XOR is the most interesting case. Unlike the others, it is not linearly separable, meaning no single straight line can divide the 1-outputs from the 0-outputs in input space. This is exactly why a hidden layer is necessary. A single-layer perceptron (like the one in the perceptron visualization) can learn OR, NAND, and AND, but it cannot learn XOR. The hidden layer gives the network the ability to construct internal representations that make the problem separable.
Why It Matters
The inability of single-layer networks to learn XOR was famously demonstrated by Minsky and Papert in 1969, which contributed to reduced interest in neural network research for over a decade. The rediscovery and popularization of backpropagation in the 1980s by Rumelhart, Hinton, and Williams showed that multi-layer networks could overcome this limitation.

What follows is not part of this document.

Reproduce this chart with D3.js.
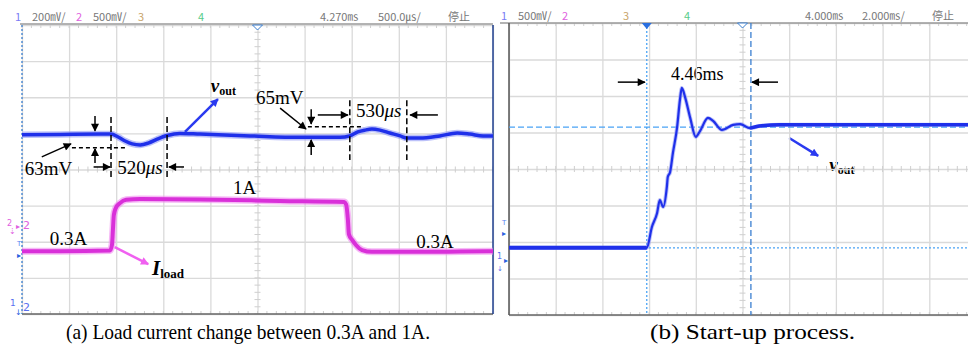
<!DOCTYPE html>
<html><head><meta charset="utf-8">
<script src="https://cdn.jsdelivr.net/npm/d3@7"></script>
<style>body{margin:0;background:#fff}svg{display:block}</style>
</head><body><svg id="c" width="968" height="349"></svg>
<script>
// ---------- data (screen divisions: x 0..10, y -4..4) ----------
// (a) load step: output voltage (ch1) and load current (ch2)
const loadVoutX = [0,0.81,1.66,1.89,2.04,2.19,2.34,2.51,2.68,2.87,3.08,3.35,3.78,4.84,5.90,6.75,6.96,7.13,7.28,7.43,7.60,7.81,8.03,8.17,8.45,8.87,9.24,9.51,9.79,10];
const loadVoutY = [0.96,0.97,0.98,0.98,0.90,0.79,0.71,0.68,0.73,0.84,0.94,1.00,0.98,0.93,0.89,0.89,0.93,1.04,1.09,1.12,1.09,1.01,0.93,0.87,0.87,0.93,1.01,0.98,0.93,0.93];
const loadCurX  = [0,0.81,1.87,1.91,1.93,1.95,1.99,2.08,2.21,2.51,3.78,5.48,6.84,6.88,6.92,6.94,7.01,7.09,7.22,7.43,8.45,9.30,10];
const loadCurY  = [-2.26,-2.26,-2.24,-2.09,-1.68,-1.26,-1.07,-0.93,-0.84,-0.82,-0.83,-0.87,-0.90,-0.96,-1.40,-1.79,-1.95,-2.09,-2.23,-2.28,-2.28,-2.27,-2.26];
// (b) start-up: output voltage
const startX = [0,1.95,2.95,3.06,3.17,3.23,3.30,3.38,3.40,3.45,3.51,3.60,3.66,3.70,3.77,3.88,4.00,4.09,4.26,4.37,4.56,4.80,4.95,5.16,5.37,5.80,7.30,9.01,10];
const startY = [-2.16,-2.16,-2.16,-1.59,-1.21,-0.85,-1.04,-0.49,-0.22,-0.08,0.44,1.15,1.89,2.22,1.97,1.40,0.88,1.04,1.40,1.32,1.07,1.21,1.23,1.12,1.18,1.21,1.21,1.21,1.21];
// status bars
const statusA = [["1","#7a7af5"],["200㎷/","#777"],["2","#e060e0"],["500㎷/","#777"],["3","#c9a56a"],["4","#55cc88"],["4.270㎳","#777"],["500.0㎲/","#777"],["停止","#777"]];
const statusAX = [15,32,76,93,138,198,320,378,448];
const statusB = [["1","#7a7af5"],["500㎷/","#777"],["2","#e060e0"],["3","#c9a56a"],["4","#55cc88"],["4.000㎳","#777"],["2.000㎳/","#777"],["停止","#777"]];
const statusBX = [501,518,562,623,684,805,862,932];
const captions = ["(a) Load current change between 0.3A and 1A.","(b) Start-up process."];
const cursorsBH = [1.15,-2.16];
const cursorsBV = [2.95,5.18];

// ---------- setup ----------
const svg = d3.select("#c");
svg.append("rect").attr("width",968).attr("height",349).attr("fill","#fff");
const defs = svg.append("defs");
function mk(id,color){
  defs.append("marker").attr("id",id).attr("viewBox","0 0 10 10").attr("refX",9).attr("refY",5)
   .attr("markerUnits","userSpaceOnUse").attr("markerWidth",9).attr("markerHeight",8).attr("orient","auto")
   .append("path").attr("d","M0,0L10,5L0,10z").attr("fill",color);
}
mk("ahk","#000"); mk("ahb","#2a3af0"); mk("ahm","#f060f0");
const serif = "'Liberation Serif','Times New Roman',serif";

const xA = d3.scaleLinear().domain([0,10]).range([22,493]);
const yA = d3.scaleLinear().domain([-4,4]).range([314,25]);
const xB = d3.scaleLinear().domain([0,10]).range([509,976]);
const yB = d3.scaleLinear().domain([-4,4]).range([315,23]);

function grid(x,y){
  const g = svg.append("g");
  const h = y(-4)-y(4), w = x(10)-x(0);
  g.append("g").attr("transform",`translate(0,${y(-4)})`)
    .call(d3.axisBottom(x).ticks(10).tickSize(-h).tickFormat(""))
    .call(s=>{s.select(".domain").remove();s.selectAll("line").attr("stroke","#dadada").attr("stroke-width",1.3);});
  g.append("g").attr("transform",`translate(${x(0)},0)`)
    .call(d3.axisLeft(y).ticks(8).tickSize(-w).tickFormat(""))
    .call(s=>{s.select(".domain").remove();s.selectAll("line").attr("stroke","#dadada").attr("stroke-width",1.3);});
  const mx = d3.range(0,10.01,0.2), my = d3.range(-4,4.01,0.2);
  g.selectAll(".mtx").data(mx).join("line").attr("x1",d=>x(d)).attr("x2",d=>x(d))
    .attr("y1",y(0)-3).attr("y2",y(0)+3).attr("stroke","#cfcfcf");
  g.selectAll(".mty").data(my).join("line").attr("y1",d=>y(d)).attr("y2",d=>y(d))
    .attr("x1",x(5)-3).attr("x2",x(5)+3).attr("stroke","#cfcfcf");
  g.selectAll(".mtt").data(mx).join("line").attr("x1",d=>x(d)).attr("x2",d=>x(d))
    .attr("y1",y(4)).attr("y2",y(4)+3).attr("stroke","#cfcfcf");
  g.selectAll(".mtb").data(mx).join("line").attr("x1",d=>x(d)).attr("x2",d=>x(d))
    .attr("y1",y(-4)).attr("y2",y(-4)-3).attr("stroke","#cfcfcf");
  return g;
}

// ---------- panel (a) ----------
grid(xA,yA);
svg.append("line").attr("x1",20).attr("x2",xA(10)).attr("y1",24).attr("y2",24).attr("stroke","#9a9a9a").attr("stroke-width",1.5);
svg.append("line").attr("x1",xA(0)).attr("x2",xA(10)).attr("y1",yA(-4)).attr("y2",yA(-4)).attr("stroke","#666").attr("stroke-width",1.5);
svg.append("line").attr("x1",xA(0)).attr("x2",xA(0)).attr("y1",yA(4)).attr("y2",yA(-4)).attr("stroke","#3a7fd0").attr("stroke-width",1.3).attr("stroke-dasharray","2,2");
svg.append("line").attr("x1",xA(10)).attr("x2",xA(10)).attr("y1",yA(4)).attr("y2",yA(-4)).attr("stroke","#1f3f8f").attr("stroke-width",1.5);
svg.append("path").attr("d",`M${xA(5)-5},${yA(4)}L${xA(5)+5},${yA(4)}L${xA(5)},${yA(4)+5}z`).attr("fill","#fff").attr("stroke","#3a7fd0");

const lineA = d3.line().x(d=>xA(d[0])).y(d=>yA(d[1])).curve(d3.curveMonotoneX);
const vA = d3.zip(loadVoutX,loadVoutY), iA = d3.zip(loadCurX,loadCurY);
svg.append("path").attr("d",lineA(vA)).attr("fill","none").attr("stroke","#8f98f5").attr("stroke-width",6.5).attr("opacity",0.6);
svg.append("path").attr("d",lineA(vA)).attr("fill","none").attr("stroke","#1f30ea").attr("stroke-width",3.5);
svg.append("path").attr("d",lineA(iA)).attr("fill","none").attr("stroke","#f08af0").attr("stroke-width",7).attr("opacity",0.6);
svg.append("path").attr("d",lineA(iA)).attr("fill","none").attr("stroke","#d930d9").attr("stroke-width",4);

// channel markers (a)
const cm = svg.append("g").attr("font-family","'DejaVu Sans',sans-serif");
cm.append("text").attr("x",7).attr("y",226).attr("font-size",8).attr("fill","#e060e0").text("2");
cm.append("text").attr("x",9).attr("y",234).attr("font-size",8).attr("fill","#e060e0").text("⇣");
cm.append("text").attr("x",16).attr("y",229).attr("font-size",8).attr("fill","#e060e0").text("▸");
cm.append("text").attr("x",23).attr("y",229).attr("font-size",11).attr("fill","#e060e0").text("2");
cm.append("text").attr("x",17).attr("y",246).attr("font-size",7).attr("fill","#5a7ff0").text("T");
cm.append("text").attr("x",17).attr("y",258).attr("font-size",8).attr("fill","#2a5fe0").text("▸");
cm.append("text").attr("x",10).attr("y",306).attr("font-size",9).attr("fill","#5a6ff0").text("1");
cm.append("text").attr("x",15).attr("y",315).attr("font-size",8).attr("fill","#2a5fe0").text("↓");
cm.append("text").attr("x",23).attr("y",311).attr("font-size",11).attr("fill","#5a6ff0").text("2");

// annotations
const ann = svg.append("g");
function arr(x,y,a,b,c,d,m,col,w){ann.append("line").attr("x1",x(a)).attr("y1",y(b)).attr("x2",x(c)).attr("y2",y(d)).attr("stroke",col||"#000").attr("stroke-width",w||1.5).attr("marker-end",`url(#${m||"ahk"})`);}
function dash(x,y,a,b,c,d,da){ann.append("line").attr("x1",x(a)).attr("y1",y(b)).attr("x2",x(c)).attr("y2",y(d)).attr("stroke","#000").attr("stroke-width",1.5).attr("stroke-dasharray",da||"4,3");}
function txt(x,y,a,b,parts,size){
  const t=ann.append("text").attr("x",x(a)).attr("y",y(b)).attr("font-family",serif).attr("font-size",size||19).attr("fill","#000");
  parts.forEach(p=>{const s=t.append("tspan").text(p.t); if(p.i)s.attr("font-style","italic"); if(p.b)s.attr("font-weight","bold"); if(p.s)s.attr("font-size",p.s); if(p.dy!==undefined)s.attr("dy",p.dy);});
}
arr(xA,yA,1.55,1.48,1.55,1.07);
arr(xA,yA,1.55,0.18,1.55,0.57);
dash(xA,yA,1.06,0.60,2.23,0.60);
dash(xA,yA,1.89,1.45,1.89,-0.26,"6,3");
dash(xA,yA,3.08,1.45,3.08,-0.26,"6,3");
arr(xA,yA,1.52,0.07,1.87,0.07);
arr(xA,yA,3.44,0.07,3.12,0.07);
arr(xA,yA,0.42,0.35,1.04,0.71);
txt(xA,yA,0.06,-0.15,[{t:"63mV"}]);
txt(xA,yA,2.02,-0.12,[{t:"520"},{t:"μs",i:1}]);
arr(xA,yA,3.46,1.04,4.16,1.95,"ahb","#2a3af0",2.5);
txt(xA,yA,4.01,2.15,[{t:"v",i:1,b:1},{t:"out",b:1,s:12,dy:3}]);
txt(xA,yA,4.97,1.81,[{t:"65mV"}]);
arr(xA,yA,5.48,1.70,6.03,1.12);
arr(xA,yA,6.14,1.67,6.14,1.26);
dash(xA,yA,6.07,1.18,7.22,1.18);
arr(xA,yA,6.14,0.40,6.14,0.82);
dash(xA,yA,6.96,1.92,6.96,0.26,"6,3");
dash(xA,yA,8.17,1.92,8.17,0.26,"6,3");
arr(xA,yA,6.28,1.51,6.92,1.51);
arr(xA,yA,8.83,1.51,8.24,1.51);
txt(xA,yA,7.09,1.45,[{t:"530"},{t:"μs",i:1}]);
txt(xA,yA,4.48,-0.68,[{t:"1A"}]);
txt(xA,yA,0.59,-2.09,[{t:"0.3A"}]);
txt(xA,yA,8.37,-2.17,[{t:"0.3A"}]);
arr(xA,yA,1.97,-2.15,2.68,-2.62,"ahm","#f060f0",2.5);
txt(xA,yA,2.76,-2.92,[{t:"I",i:1,b:1,s:21},{t:"load",b:1,s:13,dy:3}]);

// ---------- panel (b) ----------
grid(xB,yB);
svg.append("line").attr("x1",500).attr("x2",968).attr("y1",23).attr("y2",23).attr("stroke","#9a9a9a").attr("stroke-width",1.5);
svg.append("line").attr("x1",xB(0)).attr("x2",968).attr("y1",yB(-4)).attr("y2",yB(-4)).attr("stroke","#666").attr("stroke-width",1.5);
svg.append("line").attr("x1",xB(0)).attr("x2",xB(0)).attr("y1",yB(4)).attr("y2",yB(-4)).attr("stroke","#555").attr("stroke-width",1.5);
svg.selectAll(".cbh").data(cursorsBH).join("line").attr("x1",xB(0)).attr("x2",968).attr("y1",d=>yB(d)).attr("y2",d=>yB(d))
  .attr("stroke","#4aa3f5").attr("stroke-width",1.3).attr("stroke-dasharray",(d,i)=>i?"2,2":"6,3");
svg.selectAll(".cbv").data(cursorsBV).join("line").attr("x1",d=>xB(d)).attr("x2",d=>xB(d)).attr("y1",yB(4)).attr("y2",yB(-4))
  .attr("stroke",(d,i)=>i?"#3a7fd0":"#4aa3f5").attr("stroke-width",1.3).attr("stroke-dasharray",(d,i)=>i?"6,3":"2,2");
svg.append("path").attr("d",`M${xB(2.95)-5},${yB(4)}L${xB(2.95)+5},${yB(4)}L${xB(2.95)},${yB(4)+6}z`).attr("fill","#2a6fe0");
svg.append("path").attr("d",`M${xB(5)-5},${yB(4)}L${xB(5)+5},${yB(4)}L${xB(5)},${yB(4)+5}z`).attr("fill","#fff").attr("stroke","#3a7fd0");

const lineB = d3.line().x(d=>xB(d[0])).y(d=>yB(d[1])).curve(d3.curveMonotoneX);
const sB = d3.zip(startX,startY);
svg.append("path").attr("d",lineB(sB)).attr("fill","none").attr("stroke","#8f98f5").attr("stroke-width",4).attr("opacity",0.6);
svg.append("path").attr("d",lineB(sB)).attr("fill","none").attr("stroke","#1f30ea").attr("stroke-width",2.2);
svg.append("path").attr("d",lineB(sB.slice(0,3))).attr("fill","none").attr("stroke","#1f30ea").attr("stroke-width",4);
svg.append("path").attr("d",lineB(sB.slice(23))).attr("fill","none").attr("stroke","#1f30ea").attr("stroke-width",3.5);

cm.append("text").attr("x",502).attr("y",225).attr("font-size",7).attr("fill","#5a7ff0").text("T");
cm.append("text").attr("x",502).attr("y",236).attr("font-size",8).attr("fill","#2a5fe0").text("▸");
cm.append("text").attr("x",497).attr("y",259).attr("font-size",8).attr("fill","#5a6ff0").text("1");
cm.append("text").attr("x",497).attr("y",271).attr("font-size",7).attr("fill","#5a6ff0").text("↓");
cm.append("text").attr("x",504).attr("y",263).attr("font-size",8).attr("fill","#2a5fe0").text("▸");

txt(xB,yB,3.47,2.44,[{t:"4.46ms"}],18);
arr(xB,yB,2.33,2.38,2.91,2.38);
arr(xB,yB,5.76,2.38,5.20,2.38);
arr(xB,yB,6.0,0.85,6.62,0.36,"ahb","#2a3af0",2.5);
txt(xB,yB,6.86,-0.06,[{t:"v",i:1,b:1},{t:"out",b:1,s:12,dy:3}]);

// ---------- status bars ----------
const sb = svg.append("g").attr("font-family","'Noto Sans CJK SC','DejaVu Sans',sans-serif").attr("font-size",11);
sb.selectAll(".sa").data(statusA).join("text").attr("x",(d,i)=>statusAX[i]).attr("y",21).attr("fill",d=>d[1]).text(d=>d[0]);
sb.selectAll(".sbb").data(statusB).join("text").attr("x",(d,i)=>statusBX[i]).attr("y",20).attr("fill",d=>d[1]).text(d=>d[0]);

// ---------- captions ----------
const capX = [66,650], capW = [364,205];
svg.selectAll(".cap").data(captions).join("text").attr("x",(d,i)=>capX[i]).attr("y",339)
  .attr("font-family",serif).attr("font-size",21).attr("fill","#000")
  .attr("textLength",(d,i)=>capW[i]).attr("lengthAdjust","spacingAndGlyphs").text(d=>d);
</script></body></html>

The network you see here, while small, uses the same fundamental algorithm that powers modern deep learning. Every layer in a large language model or image classifier is doing the same thing: computing weighted sums, applying activation functions, and adjusting weights through backpropagation. The difference is scale: modern networks have billions of parameters organized into dozens or hundreds of layers, but the core principle of learning by gradient descent is unchanged.
Things to Try
Switch to AND or OR and notice how quickly the network converges, often within a few hundred epochs. Then switch to XOR and observe that it takes significantly longer. This reflects the fundamental difference in complexity: the linearly separable functions have simpler error surfaces, while XOR requires the hidden layer to discover a nonlinear mapping.
If you switch operators while the network is running, you'll see a spike in the average error as the network encounters a function its current weights are poorly suited for, followed by a gradual reduction as it readjusts.